E, ainda nos termos da Lei do Procedimento Administrativo, pode aqui ser convocado o seu artigo 134, sobre impulso procedimental, que reza que “os actos administrativos podem ser revogados por iniciativa dos órgãos competentes, ou a pedido dos interessados, mediante reclamação ou recurso administrativo”.

Ao que tudo indica, está-se, aqui, em presença de um vício que, mesmo sendo grave, é sanável, pelo que, em prol da defesa do Estado de Direito Democrático, em termos gerais, e do sacrossanto princípio da legalidade, especialmente, quem de direito deveria cuidar de corrigir a falha, sob pena de o Governo moçambicano se destacar naquilo que ele deveria ser exemplar.

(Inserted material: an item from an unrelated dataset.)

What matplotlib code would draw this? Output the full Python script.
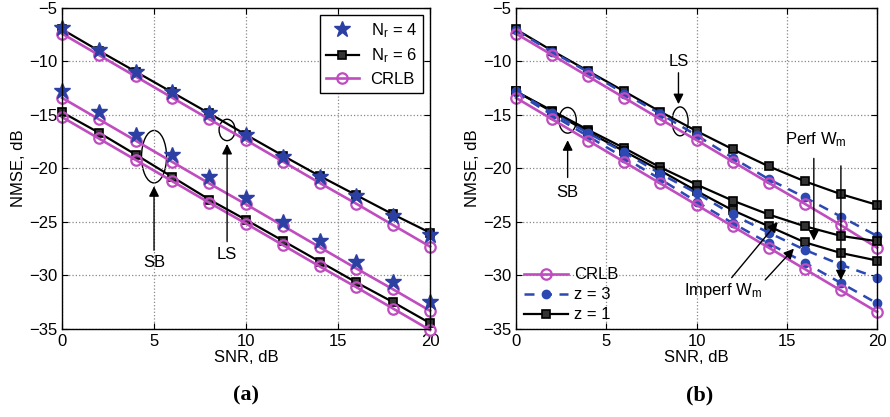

Não deixa de ser, no mínimo, interessante o facto de o Governo não considerar o constitucional envolvimento do CSCS na exoneração e indicação de PCAs da TVM e RM, quando este [o CSCS] tem se destacado como uma espécie de “polícia parcial” da liberdade de Imprensa e de expressão, tendo como alvos de eleição os órgãos de comunicação social sem vinculação ao Estado, Governo e partido Frelimo. Formalmente, espera-se que o CSCS actue como “órgão de disciplina e de consulta, que assegura a independência dos meios de comunicação social, no exercício dos direitos à informação, à liberdade de Imprensa, bem como dos direitos de antena e de resposta”.